Для обвиняемого, не бывшего идеалистом (разве идеалисты идут в лагерную охрану?), важна не историческая истина, а оправдание или — если это невозможно — максимально мягкий приговор. Для адвоката тоже не столь интересны исторические факты, сколько оправдательный или гуманный приговор подзащитному.
Остановимся вкратце на роли прокуроров и судей в процессах. Хотя органы юстиции в демократическом государстве в целом действительно независимы от властей, однако в названных процессах давление на юстицию было так велико, что от прокуроров и судей требовалось бы подлинное мужество, чтобы усомниться в догмах. Если бы кто-то из них и проявил бы мужество, то после воплей «мировой общественности», т.е. нескольких сотен журналистов, поставляющих новости и комментарии, он был бы через несколько часов отставлен от должности и его карьера наверняка окончилась бы.

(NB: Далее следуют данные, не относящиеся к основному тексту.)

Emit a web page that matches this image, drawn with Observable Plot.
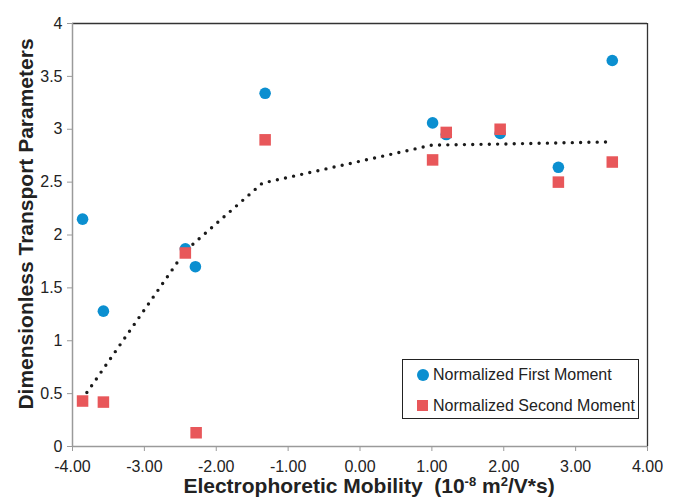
<!DOCTYPE html>
<html><head><meta charset="utf-8">
<script src="https://cdn.jsdelivr.net/npm/d3@7"></script>
<script src="https://cdn.jsdelivr.net/npm/@observablehq/plot@0.6"></script>
<style>
body{margin:0;background:#fff;font-family:"Liberation Sans",Arial,sans-serif;}
#wrap{position:relative;width:673px;height:504px;overflow:hidden;}
#wrap svg{position:absolute;left:0;top:0;}
.ytitle{position:absolute;left:25px;top:224px;transform:translate(-50%,-50%) rotate(-90deg);white-space:nowrap;font-weight:bold;font-size:21px;line-height:1;color:#222;}
.xtitle{position:absolute;left:369px;top:475px;transform:translateX(-50%);white-space:nowrap;font-weight:bold;font-size:21px;line-height:1;color:#222;}
.xtitle sup{font-size:0.62em;line-height:0;vertical-align:0.55em;}
.legend{position:absolute;left:402px;top:359px;width:235px;height:58px;border:1.3px solid #222;background:#fff;font-size:16px;color:#222;}
.legend .row{position:absolute;left:0;height:20px;line-height:20px;white-space:nowrap;}
.legend .sym{position:absolute;left:14px;top:4px;width:12px;height:12px;}
.legend .lab{position:absolute;left:30px;top:0;}
</style></head><body><div id="wrap"></div>
<script>
const mobilityFirst = [-3.86, -3.57, -2.43, -2.29, -1.32, 1.01, 1.20, 1.95, 2.76, 3.51];
const firstMoment   = [2.15, 1.28, 1.87, 1.70, 3.34, 3.06, 2.95, 2.96, 2.64, 3.65];
const mobilitySecond = [-3.86, -3.57, -2.43, -2.28, -1.32, 1.01, 1.20, 1.95, 2.76, 3.51];
const secondMoment   = [0.43, 0.42, 1.83, 0.13, 2.90, 2.71, 2.97, 3.00, 2.50, 2.69];
const trendX = [-3.80, -2.43, -1.36, 1.00, 1.95, 3.45];
const trendY = [0.51, 1.85, 2.49, 2.85, 2.86, 2.88];
const xTicks = [-4, -3, -2, -1, 0, 1, 2, 3, 4];
const yTicks = [0, 0.5, 1, 1.5, 2, 2.5, 3, 3.5, 4];
const seriesNames = ["Normalized First Moment", "Normalized Second Moment"];
const seriesColors = ["#0b8fd0", "#e8575a"];

const first = mobilityFirst.map((x, i) => ({x, y: firstMoment[i]}));
const second = mobilitySecond.map((x, i) => ({x, y: secondMoment[i]}));
const trend = trendX.map((x, i) => ({x, y: trendY[i]}));

const chart = Plot.plot({
  width: 673,
  height: 504,
  marginLeft: 72,
  marginRight: 26,
  marginTop: 23,
  marginBottom: 58,
  style: {fontFamily: '"Liberation Sans", Arial, sans-serif', background: "transparent"},
  x: {domain: [-4, 4]},
  y: {domain: [0, 4]},
  marks: [
    Plot.ruleY([4], {stroke: "#333", strokeWidth: 1.3}),
    Plot.ruleX([4], {stroke: "#333", strokeWidth: 1.3}),
    Plot.ruleX([-4], {stroke: "#9a9a9a", strokeWidth: 1.5}),
    Plot.ruleY([0], {stroke: "#9a9a9a", strokeWidth: 1.5}),
    Plot.axisX({ticks: xTicks, tickFormat: d => d.toFixed(2), tickSize: 5, tickPadding: 9, fontSize: 16, stroke: "#9a9a9a", fill: "#222", label: null}),
    Plot.axisY({ticks: yTicks, tickFormat: d => String(d), tickSize: 5, tickPadding: 5, fontSize: 16, stroke: "#9a9a9a", fill: "#222", label: null}),
    Plot.line(trend, {x: "x", y: "y", stroke: "#1a1a1a", strokeWidth: 3.4, strokeDasharray: "0 8.3", strokeLinecap: "round"}),
    Plot.dot(first, {x: "x", y: "y", r: 5.8, fill: seriesColors[0], symbol: "circle"}),
    Plot.dot(second, {x: "x", y: "y", r: 6.5, fill: seriesColors[1], symbol: "square"})
  ]
});
const wrap = document.getElementById("wrap");
wrap.appendChild(chart);

const yt = document.createElement("div");
yt.className = "ytitle";
yt.textContent = "Dimensionless Transport Parameters";
wrap.appendChild(yt);

const xt = document.createElement("div");
xt.className = "xtitle";
xt.innerHTML = "Electrophoretic Mobility&nbsp; (10<sup>-8</sup> m<sup>2</sup>/V*s)";
wrap.appendChild(xt);

const lg = document.createElement("div");
lg.className = "legend";
seriesNames.forEach((name, i) => {
  const row = document.createElement("div");
  row.className = "row";
  row.style.top = (i === 0 ? 5 : 36) + "px";
  const sym = document.createElement("div");
  sym.className = "sym";
  sym.style.background = seriesColors[i];
  if (i === 0) sym.style.borderRadius = "50%";
  else { sym.style.width = "11px"; sym.style.height = "11px"; sym.style.left = "14px"; }
  const lab = document.createElement("span");
  lab.className = "lab";
  lab.textContent = name;
  row.appendChild(sym);
  row.appendChild(lab);
  lg.appendChild(row);
});
wrap.appendChild(lg);
</script>
</body></html>
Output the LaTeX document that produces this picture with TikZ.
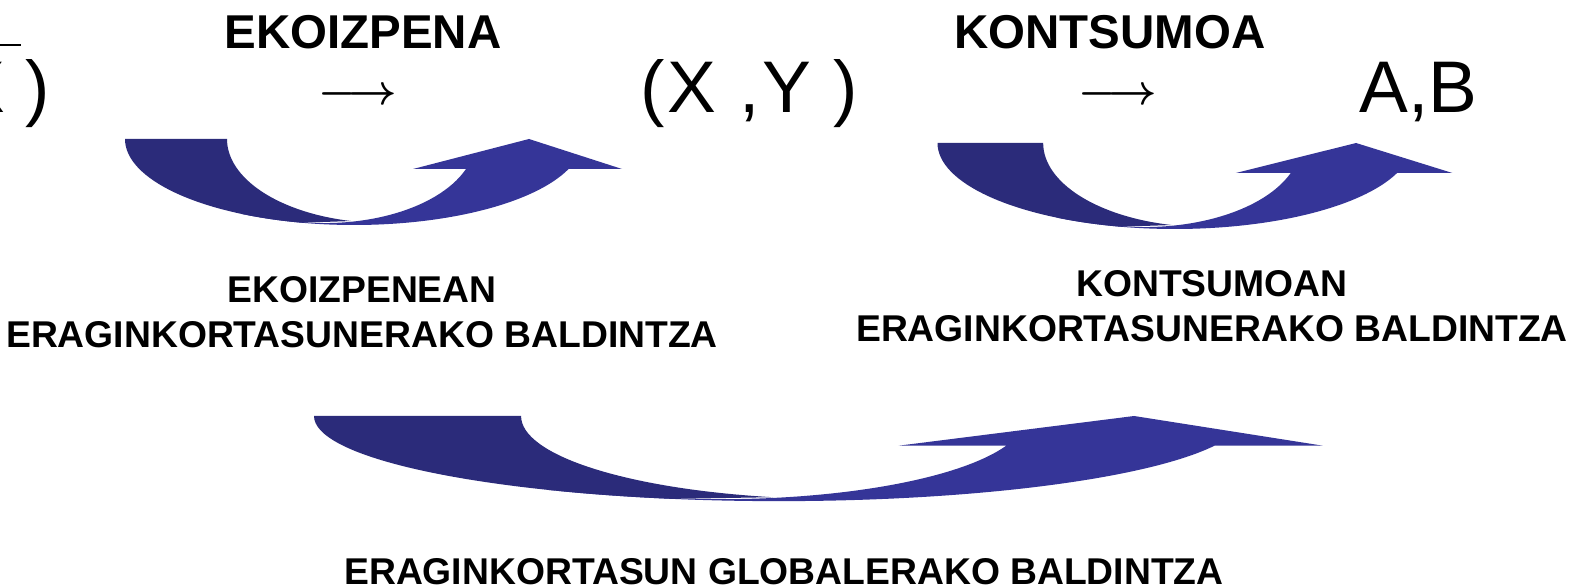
\documentclass[tikz,border=0pt]{standalone}
\usepackage{fontspec}
\setmainfont{Liberation Sans}
\usepackage{tikz}

\definecolor{bandback}{RGB}{43,43,122}
\definecolor{bandfront}{RGB}{53,53,152}

% curved up arrow, local units: px, origin at its top left corner
\newcommand{\bentarrow}{%
  \fill[bandfront] ([shift={(240:229 and 86)}]229,0)
    arc[start angle=240, end angle=339.6, x radius=229, y radius=86]
    -- (497,-30) -- (404,0) -- (288,-30) -- (341,-30)
    arc[start angle=339.1, end angle=250.4, x radius=151, y radius=84] -- cycle;
  \fill[bandback] (0,0) -- (102,0)
    arc[start angle=180, end angle=257.6, x radius=158, y radius=84]
    -- ([shift={(256.8:229 and 86)}]229,0)
    arc[start angle=256.8, end angle=180, x radius=229, y radius=86] -- cycle;
}

\tikzset{
  stagename/.style={font=\fontsize{13.5}{16}\selectfont\bfseries, inner sep=0pt, anchor=base},
  bundle/.style={font=\fontsize{20.8}{25}\selectfont, inner sep=0pt},
  mapto/.style={font=\fontsize{12.8}{15}\selectfont\boldmath, inner sep=0pt, anchor=base},
  condition/.style={font=\fontsize{10.6}{12.8}\selectfont\bfseries, inner sep=0pt, align=center},
}

\begin{document}
\begin{tikzpicture}[x=0.01cm,y=0.01cm]
\useasboundingbox (0,0) rectangle (1587,-588);
\fill[white] (0,0) rectangle (1587,-588);

% top row
\node (endow) [bundle, anchor=base east] at (51,-113) {\rlap{\raisebox{18.95pt}{\rule{18.2pt}{0.8pt}}}X )};
\node (prod) [stagename] at (363,-49) {EKOIZPENA};
\node (prodto) [mapto] at (358,-105) {$\longrightarrow$};
\node (xy) [bundle, anchor=base west] at (640,-113) {\addfontfeature{LetterSpace=3.5}(X ,Y )};
\node (cons) [stagename] at (1110,-49) {KONTSUMOA};
\node (consto) [mapto] at (1118,-105) {$\longrightarrow$};
\node (ab) [bundle, anchor=base west] at (1359,-113) {A,B};

% curved arrows
\begin{scope}[shift={(125,-139)}]
  \bentarrow
\end{scope}
\begin{scope}[shift={(937.5,-143)}, xscale=1.036]
  \bentarrow
\end{scope}
\begin{scope}[shift={(314,-416)}, xscale=2.03, yscale=0.99]
  \bentarrow
\end{scope}

% conditions
\node (prodcond) [condition, anchor=north] at (362,-276) {EKOIZPENEAN\\ERAGINKORTASUNERAKO BALDINTZA};
\node (conscond) [condition, anchor=north] at (1212,-269.5) {KONTSUMOAN\\ERAGINKORTASUNERAKO BALDINTZA};
\node (globcond) [condition, anchor=base] at (784,-584) {ERAGINKORTASUN GLOBALERAKO BALDINTZA};
\end{tikzpicture}
\end{document}
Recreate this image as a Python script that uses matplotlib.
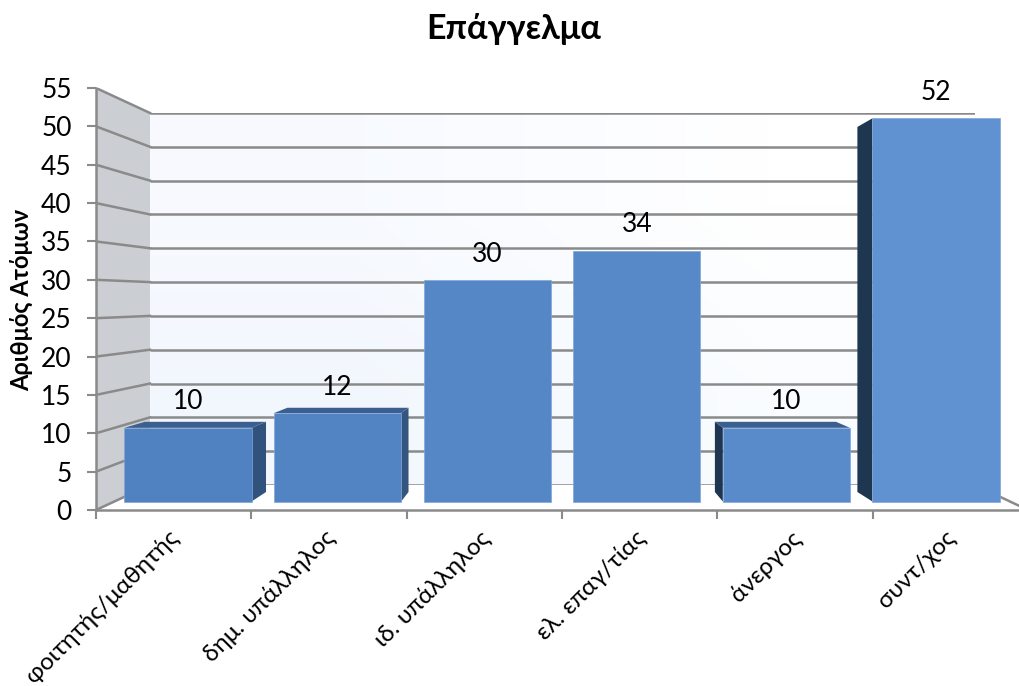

Верно пишет Штеглих в конце своего труда [215]:
«Данный способ определения приговора жутким образам напоминает методы, применявшиеся в средневековых процессах ведьм. На них, как известно, преступление тоже лишь „предполагалось“, поскольку в принципе оно было недоказуемо. Даже самые видные юристы того времени… полагают, что при „трудно доказуемых преступлениях“ незачем заниматься сбором объективных данных, если в основе лежит „предположение“. В деле доказуемости бесовских шашней, места шабаша ведьм и прочего вздора судьи Средневековья оказывались точно в таком же положении, как наши „просвещенные“ судьи XX века относительно „газовых камер“. Им приходилось в это верить, иначе их самих послали бы на костер, как — но в переносном смысле — поступили бы с судьями в освенцимском процессе».